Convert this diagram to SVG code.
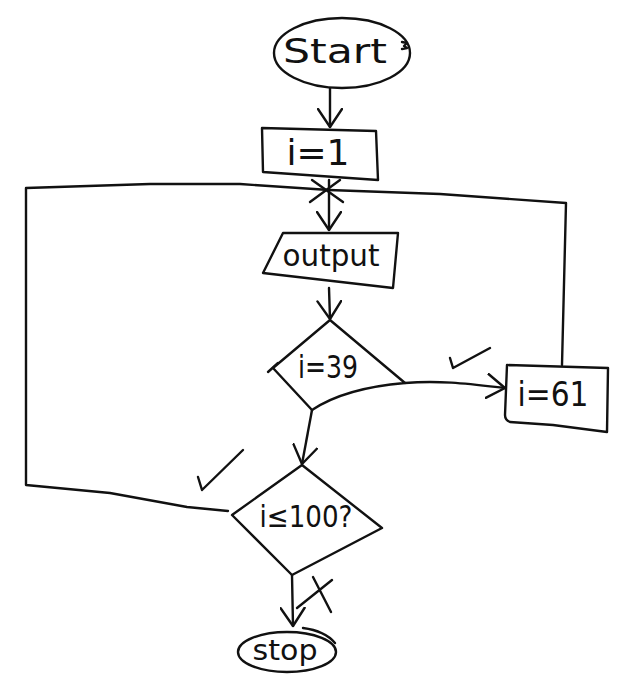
<svg xmlns="http://www.w3.org/2000/svg" width="632" height="696" viewBox="0 0 632 696">
<style>
.s{fill:none;stroke:#111;stroke-width:2.4;stroke-linecap:round;stroke-linejoin:round}
.n{fill:#fff;stroke:#111;stroke-width:2.4;stroke-linejoin:round}
.t{font-family:"DejaVu Sans","Liberation Sans",sans-serif;font-weight:normal;fill:#111;text-anchor:middle;dominant-baseline:central}
</style>
<defs>
<marker id="arr" markerUnits="userSpaceOnUse" viewBox="0 0 20 26" refX="19" refY="13" markerWidth="20" markerHeight="26" orient="auto">
<path d="M1,1 L19,13 L1,25" fill="none" stroke="#111" stroke-width="2.4" stroke-linecap="round" stroke-linejoin="round"/>
</marker>
</defs>
<rect width="632" height="696" fill="#fff"/>
<g id="connectors">
<path class="s" d="M330,88 L330,127" marker-end="url(#arr)"/>
<path class="s" d="M329,180 L329,230" marker-end="url(#arr)"/>
<path class="s" d="M329,288 L330,319" marker-end="url(#arr)"/>
<path class="s" d="M405,383 C440,380 470,384 505,388" marker-end="url(#arr)"/>
<path class="s" d="M312,410 L302,464" marker-end="url(#arr)"/>
<path class="s" d="M292,575 L293,626" marker-end="url(#arr)"/>
<path class="s" d="M562,365 L566,203 L440,194 L329,190"/>
<path class="s" d="M228,511 L187,507 L110,493 L26,485 L26,188 L150,184 L240,184 L329,190"/>
<path class="s" d="M312,180 L343,202 M310,202 L340,180"/>
<path class="s" d="M268,372 L278,363"/>
<path class="s" d="M450,358 L453,368 L490,348"/>
<path class="s" d="M198,477 L202,490 L243,450"/>
<path class="s" d="M313,577 L331,612 M297,608 L332,580"/>
</g>
<g id="start">
<ellipse class="n" cx="342" cy="53" rx="68" ry="35"/>
<path class="s" d="M402,42 L407,43 L404,46 L407,48 L402,49" stroke-width="1.4"/>
<text class="t" x="335" y="51" font-size="34" textLength="104" lengthAdjust="spacingAndGlyphs">Start</text>
</g>
<g id="init">
<polygon class="n" points="262,128 376,131 378,180 263,172"/>
<text class="t" x="318" y="152" font-size="36" textLength="63" lengthAdjust="spacingAndGlyphs">i=1</text>
</g>
<g id="output">
<polygon class="n" points="283,233 398,233 393,288 263,273"/>
<text class="t" x="331" y="255" font-size="30" textLength="97" lengthAdjust="spacingAndGlyphs">output</text>
</g>
<g id="check39">
<path class="n" d="M330,320 L405,383 Q345,388 312,410 L273,368 Z"/>
<text class="t" x="328" y="367" font-size="32" textLength="60" lengthAdjust="spacingAndGlyphs">i=39</text>
</g>
<g id="set61">
<path class="n" d="M507,365 L608,368 L607,432 L553,425 L510,422 Q505,420 505,415 Z"/>
<text class="t" x="553" y="394" font-size="34" textLength="71" lengthAdjust="spacingAndGlyphs">i=61</text>
</g>
<g id="check100">
<polygon class="n" points="302,465 382,528 292,575 232,515"/>
<text class="t" x="306" y="516" font-size="30" textLength="93" lengthAdjust="spacingAndGlyphs">i≤100?</text>
</g>
<g id="stop">
<ellipse class="n" cx="287" cy="652" rx="49" ry="20"/>
<path class="s" d="M303,628 Q325,631 335,643"/>
<text class="t" x="285" y="650" font-size="28" textLength="65" lengthAdjust="spacingAndGlyphs">stop</text>
</g>
</svg>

• JOB
Output each line exactly; omit every picture.

• SOLUTION FOR THIS TASK
Convert this diagram to SVG code.
<svg xmlns="http://www.w3.org/2000/svg" width="632" height="696" viewBox="0 0 632 696">
<style>
.s{fill:none;stroke:#111;stroke-width:2.4;stroke-linecap:round;stroke-linejoin:round}
.n{fill:#fff;stroke:#111;stroke-width:2.4;stroke-linejoin:round}
.t{font-family:"DejaVu Sans","Liberation Sans",sans-serif;font-weight:normal;fill:#111;text-anchor:middle;dominant-baseline:central}
</style>
<defs>
<marker id="arr" markerUnits="userSpaceOnUse" viewBox="0 0 20 26" refX="19" refY="13" markerWidth="20" markerHeight="26" orient="auto">
<path d="M1,1 L19,13 L1,25" fill="none" stroke="#111" stroke-width="2.4" stroke-linecap="round" stroke-linejoin="round"/>
</marker>
</defs>
<rect width="632" height="696" fill="#fff"/>
<g id="connectors">
<path class="s" d="M330,88 L330,127" marker-end="url(#arr)"/>
<path class="s" d="M329,180 L329,230" marker-end="url(#arr)"/>
<path class="s" d="M329,288 L330,319" marker-end="url(#arr)"/>
<path class="s" d="M405,383 C440,380 470,384 505,388" marker-end="url(#arr)"/>
<path class="s" d="M312,410 L302,464" marker-end="url(#arr)"/>
<path class="s" d="M292,575 L293,626" marker-end="url(#arr)"/>
<path class="s" d="M562,365 L566,203 L440,194 L329,190"/>
<path class="s" d="M228,511 L187,507 L110,493 L26,485 L26,188 L150,184 L240,184 L329,190"/>
<path class="s" d="M312,180 L343,202 M310,202 L340,180"/>
<path class="s" d="M268,372 L278,363"/>
<path class="s" d="M450,358 L453,368 L490,348"/>
<path class="s" d="M198,477 L202,490 L243,450"/>
<path class="s" d="M313,577 L331,612 M297,608 L332,580"/>
</g>
<g id="start">
<ellipse class="n" cx="342" cy="53" rx="68" ry="35"/>
<path class="s" d="M402,42 L407,43 L404,46 L407,48 L402,49" stroke-width="1.4"/>
<text class="t" x="335" y="51" font-size="34" textLength="104" lengthAdjust="spacingAndGlyphs">Start</text>
</g>
<g id="init">
<polygon class="n" points="262,128 376,131 378,180 263,172"/>
<text class="t" x="318" y="152" font-size="36" textLength="63" lengthAdjust="spacingAndGlyphs">i=1</text>
</g>
<g id="output">
<polygon class="n" points="283,233 398,233 393,288 263,273"/>
<text class="t" x="331" y="255" font-size="30" textLength="97" lengthAdjust="spacingAndGlyphs">output</text>
</g>
<g id="check39">
<path class="n" d="M330,320 L405,383 Q345,388 312,410 L273,368 Z"/>
<text class="t" x="328" y="367" font-size="32" textLength="60" lengthAdjust="spacingAndGlyphs">i=39</text>
</g>
<g id="set61">
<path class="n" d="M507,365 L608,368 L607,432 L553,425 L510,422 Q505,420 505,415 Z"/>
<text class="t" x="553" y="394" font-size="34" textLength="71" lengthAdjust="spacingAndGlyphs">i=61</text>
</g>
<g id="check100">
<polygon class="n" points="302,465 382,528 292,575 232,515"/>
<text class="t" x="306" y="516" font-size="30" textLength="93" lengthAdjust="spacingAndGlyphs">i≤100?</text>
</g>
<g id="stop">
<ellipse class="n" cx="287" cy="652" rx="49" ry="20"/>
<path class="s" d="M303,628 Q325,631 335,643"/>
<text class="t" x="285" y="650" font-size="28" textLength="65" lengthAdjust="spacingAndGlyphs">stop</text>
</g>
</svg>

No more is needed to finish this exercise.